With the documented lackluster application volume to MBA programs and amidst a strong economy, some schools are focusing on offering competitive online MBA programs, as well as more specialized master of science degrees. The Wall Street Journal noted that among the business schools included in the aforementioned AACSB survey, there were 140 new specialized master’s programs in 2018, a 16 percent jump from 2014. And the number of online MBA programs doubled to 390.

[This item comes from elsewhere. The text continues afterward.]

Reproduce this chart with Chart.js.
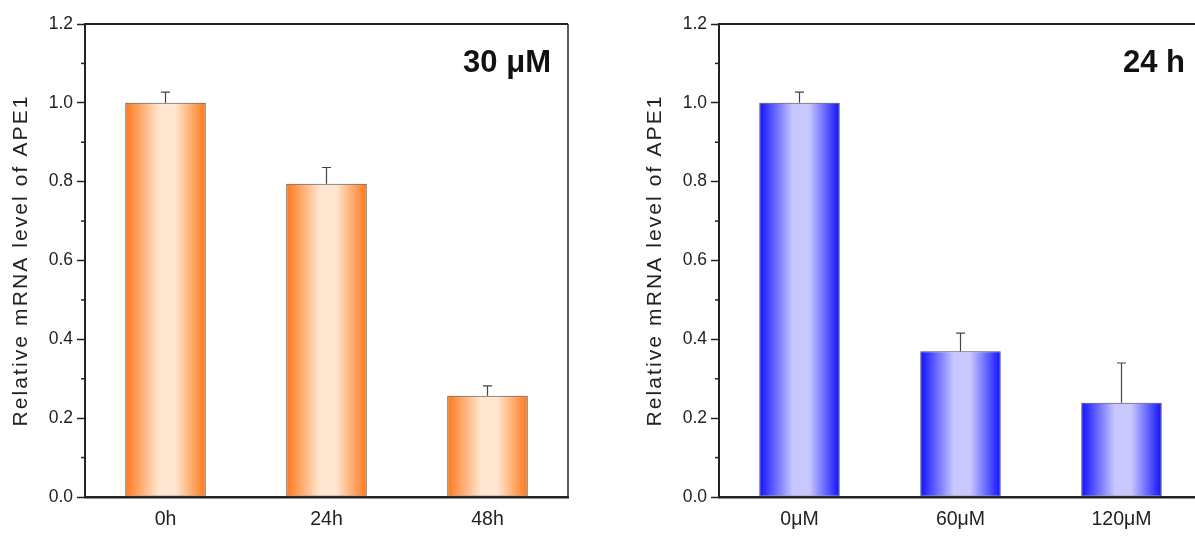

Believing that one component of the decline in applications may be due to the steadily increasing costs of the two-year MBA, Harvard Business School and University of Chicago’s Booth School of Business have both decided to hold tuition costs steady while also increasing scholarship funds.  An article in Forbes recently noted that the “decades-long steady march of escalating price increases” has been consistent across almost all business schools and has typically exceeded the cost of inflation. The article notes that last year, tuition costs increased at variable rates from 11 percent at MIT’s Sloan to 1.6 percent at UCLA’s Anderson. Chicago Booth’s decision to freeze tuition garnered praise from Dean Edward Snyder of the Yale School of Management who said, “I think that is a brilliant move… It’s not because of weakness. It’s because of strength, and it’s the first school that is stepping back and saying we are not going to keep going down this path... It doesn’t indicate how the business model is going to get redone, but it is a signal that it needs to change.”

While online models may not be able to offer the corporate recruiting and networking opportunities, or prestige that the full-time, two-year MBA provides, the programs appear to meet a need in the market for developing business skills. And they do so with added flexibility and without the high costs of tuition and time out of the workplace.

This is good news for prospective students. The online route is providing a closer substitute for educational delivery than we’ve seen in the past. And for those still interested in the full-time, two-year model, lower application volume could mean a higher likelihood of securing both a coveted spot at a top ten school, as well as scholarship money.